Before Marvel Studios was making billions of dollars at the box office, Marvel Comics was struggling to make a profit. Under the new leadership of Ike Perlmutter, Marvel Entertainment tried to make multiple studio deals to sell off the film rights to multiple characters, so they could stay afloat.

Wall Street Journal’s Ben Fritz has revealed an excerpt from his book The Big Picture on Twitter that reveals one of these deals from twenty years ago.

Perlmutter and Sony’s Yari Landau were working on a deal for Spider-Man, then Ike attempted to lump in characters such as Iron Man, Thor, Ant-Man, Black Panther and more with the low-ball price tag of $25 million. The Sony executive balked at the idea they’d want any characters other than Spider-Man.
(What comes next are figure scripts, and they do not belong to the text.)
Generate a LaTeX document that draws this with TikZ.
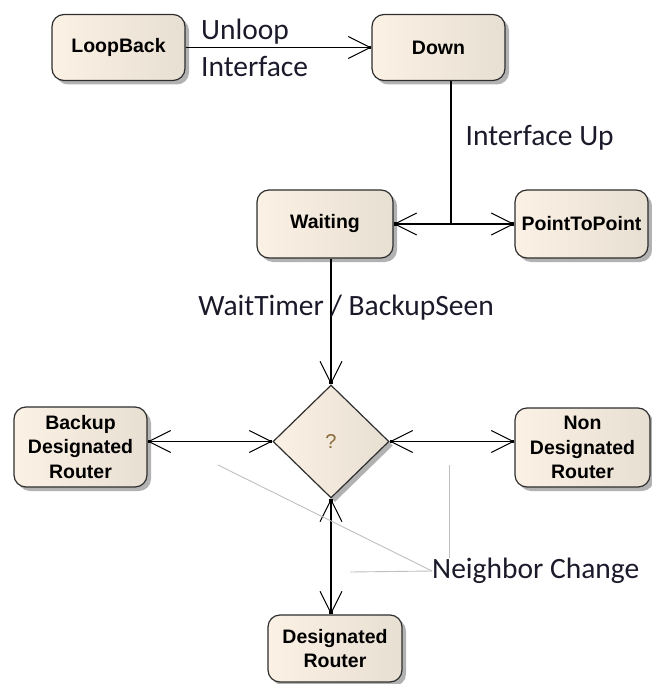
\documentclass[tikz,border=0pt]{standalone}
\usepackage{fontspec}
\setmainfont{Carlito}
\newfontfamily\boxfont{Liberation Sans}
\usetikzlibrary{arrows.meta,shapes.geometric,shadows}

\definecolor{boxleft}{HTML}{FBF1E4}
\definecolor{boxright}{HTML}{E8DFD3}
\definecolor{boxline}{HTML}{2E2E2E}
\definecolor{labeltext}{HTML}{1A1A2A}
\definecolor{qmark}{HTML}{8A6A3A}

\tikzset{
	state/.style={draw=boxline, line width=1.2pt, rounded corners=12pt, left color=boxleft, right color=boxright,
		drop shadow={shadow xshift=4pt, shadow yshift=-4pt, fill=black!30, opacity=1},
		align=center, inner sep=0pt, font=\boxfont\bfseries\fontsize{19.5}{24.5}\selectfont},
	choice/.style={diamond, draw=boxline, line width=1.2pt, left color=boxleft, right color=boxright,
		drop shadow={shadow xshift=4pt, shadow yshift=-4pt, fill=black!30, opacity=1},
		minimum width=116pt, minimum height=113pt, inner sep=0pt, text=qmark,
		font=\boxfont\fontsize{20}{22}\selectfont},
	trans/.style={line width=1.4pt, arrows={-{Straight Barb[length=22pt,width=22pt,line width=1pt,sep=-3.5pt]Square[length=3.5pt,width=3.5pt]}}},
	twoway/.style={line width=1.4pt, arrows={{Square[length=3.5pt,width=3.5pt]Straight Barb[length=22pt,width=22pt,line width=1pt,sep=-3.5pt]}-{Straight Barb[length=22pt,width=22pt,line width=1pt,sep=-3.5pt]Square[length=3.5pt,width=3.5pt]}}},
	lbl/.style={font=\fontsize{29.5}{35}\selectfont, text=labeltext, inner sep=0pt},
	hint/.style={draw=black!25, line width=0.9pt}
}

\begin{document}
\begin{tikzpicture}[x=1pt,y=-1pt]
		\useasboundingbox (0,0) rectangle (651,684);
		
		\node[state, minimum width=133pt, minimum height=66pt] (loopback) at (118.5,47.5) {LoopBack};
		\node[state, minimum width=133pt, minimum height=66pt] (down) at (438.5,47.5) {Down};
		\node[state, minimum width=136pt, minimum height=68pt] (waiting) at (325,224) {Waiting};
		\node[state, minimum width=133pt, minimum height=68pt] (ptp) at (581.5,224) {PointToPoint};
		\node[choice] (decide) at (331,441.5) {?};
		\node[state, minimum width=133pt, minimum height=80pt] (bdr) at (80.5,447) {Backup\\Designated\\Router};
		\node[state, minimum width=135pt, minimum height=79pt] (ndr) at (582.5,447.5) {Non\\Designated\\Router};
		\node[state, minimum width=134pt, minimum height=67pt] (dr) at (335,648.5) {Designated\\Router};
		\node[lbl, anchor=west] (nbrchange) at (432,571) {Neighbor Change};
		
		\coordinate (fork) at (451,224);
		\coordinate (hintA) at (218,465);
		\coordinate (hintB) at (350,572);
		\coordinate (hintC) at (449,465);
		
		%%%%% Arrows %%%%%%
		\draw[trans] (loopback)--(down)node[lbl,pos=0.08,anchor=south west,yshift=3pt]{Unloop}
			node[lbl,pos=0.08,anchor=north west,yshift=-8pt]{Interface};
		\draw[line width=1.4pt] (down.south -| fork)--(fork)node[lbl,pos=0.4,anchor=west,xshift=14pt]{Interface Up};
		\draw[trans] (fork)--(waiting.east);
		\draw[trans] (fork)--(ptp.west);
		\draw[trans] (waiting.south -| decide.north)--(decide.north)node[lbl,pos=0.39,xshift=15pt]{WaitTimer / BackupSeen};
		\draw[twoway] (decide.west)--(decide.west -| bdr.east);
		\draw[twoway] (decide.east)--(decide.east -| ndr.west);
		\draw[twoway] (decide.south)--(decide.south |- dr.north);
		
		%%%%% Note lines %%%%%%
		\draw[hint] (nbrchange.west)--(hintA);
		\draw[hint] (nbrchange.west)--(hintB);
		\draw[hint] (nbrchange.north -| hintC)--(hintC);
		
\end{tikzpicture}
\end{document}
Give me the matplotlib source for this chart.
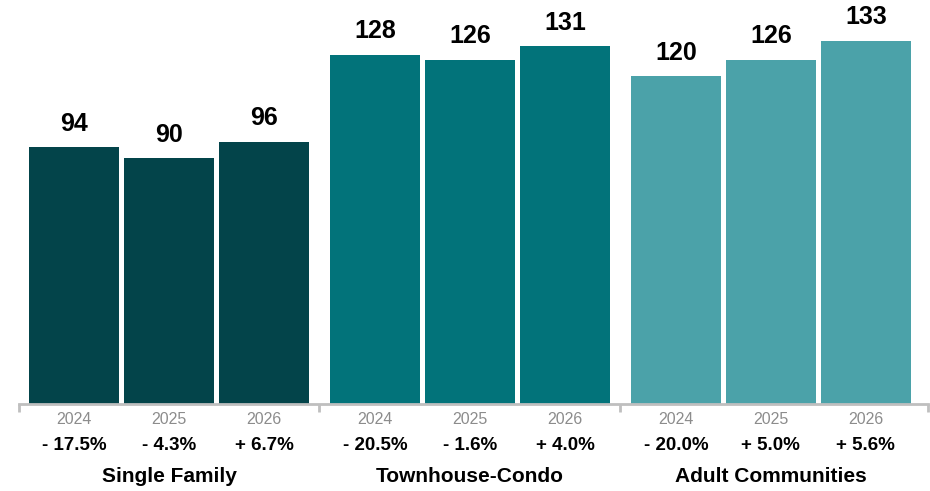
import matplotlib.pyplot as plt
from matplotlib.transforms import blended_transform_factory

# Dati del grafico
categories = ["Single Family", "Townhouse-Condo", "Adult Communities"]
years = ["2024", "2025", "2026"]
values = [[94, 90, 96], [128, 126, 131], [120, 126, 133]]
changes = [["- 17.5%", "- 4.3%", "+ 6.7%"],
           ["- 20.5%", "- 1.6%", "+ 4.0%"],
           ["- 20.0%", "+ 5.0%", "+ 5.6%"]]
colors = ["#03444A", "#02737A", "#4BA2A9"]


def main():
    plt.rcParams['font.family'] = ['Liberation Sans', 'DejaVu Sans']
    fig = plt.figure(figsize=(9.3, 4.91), dpi=100)
    ax = fig.add_axes([0, 0.1772, 1, 0.8228])

    gap = 0.168  # spazio extra tra i gruppi
    width = 0.947
    centers = []
    for g, cat in enumerate(categories):
        xs = [g * 3 + j + g * gap for j in range(3)]
        centers.append(sum(xs) / 3)
        bars = ax.bar(xs, values[g], width=width, color=colors[g])
        for b, v in zip(bars, values[g]):
            ax.annotate(str(v), (b.get_x() + b.get_width() / 2, v),
                        xytext=(0, 8.5), textcoords="offset points",
                        ha="center", va="bottom", fontsize=18,
                        fontweight="bold", color="black")
        trans = blended_transform_factory(ax.transData, fig.transFigure)
        for j, x in enumerate(xs):
            ax.text(x, 1 - 419 / 491, years[j], transform=trans, ha="center",
                    va="center", fontsize=11.5, color="#8c8c8c")
            ax.text(x, 1 - 446 / 491, changes[g][j], transform=trans,
                    ha="center", va="center", fontsize=13.5,
                    fontweight="bold", color="black")
        ax.text(centers[g], 1 - 477 / 491, cat, transform=trans, ha="center",
                va="center", fontsize=15, fontweight="bold", color="black")

    ax.set_xlim(-74 / 95, (930 - 74) / 95)
    ax.set_ylim(0, 148)

    # asse orizzontale con separatori tra i gruppi
    left = -0.579
    right = 8.99
    seps = [left, 2.5 + gap / 2, 5.5 + 1.5 * gap, right]
    ax.spines['bottom'].set_bounds(left, right)
    ax.spines['bottom'].set_color("#bfbfbf")
    ax.spines['bottom'].set_linewidth(2)
    for s in ["top", "left", "right"]:
        ax.spines[s].set_visible(False)
    ax.set_xticks(seps)
    ax.set_xticklabels([])
    ax.tick_params(axis="x", direction="out", length=6, width=2,
                   color="#bfbfbf")
    ax.set_yticks([])

    fig.savefig("out.png", dpi=100)


if __name__ == '__main__':
    main()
At the time, Kevin Feige was busy working alongside Donner Company’s Lauren Shuler Donner on Fox’s first X-Men movie and it would be years later before his hiring and Marvel Studios was formed.

The franchise has currently earned an epic $13.5 billion at the worldwide box office, this doesn’t include money made from merchandise, licensing, and home/digital release earnings.

Black Panther (one of the characters offered to Sony in that deal) opens this weekend is eyeing at a domestic opening of between $150-170 million which aims to break multiple box office records.

It seems laughable neither Perlmutter and Landau had any vision or proper valuation at the time, even more so as Sony turned down the $25M bargain. Disney would eventually spend $4 billion when they bought Marvel, their return on that original investment is gigantic.

2018 marks the 10th Anniversary of Marvel Studios and Disney/Marvel should be count their lucky stars that they landed Kevin Feige when they did.

Now, Disney (Marvel’s owner) is looking to purchase 21st Century Fox which includes studios such as 20th Century Fox and it looks like Sony is going to sell their film division to potential buyers. It’s an interesting juxtapose when looking back to how Marvel was struggling back in 1998 and how successful they are now while major Hollywood studios are being sold off.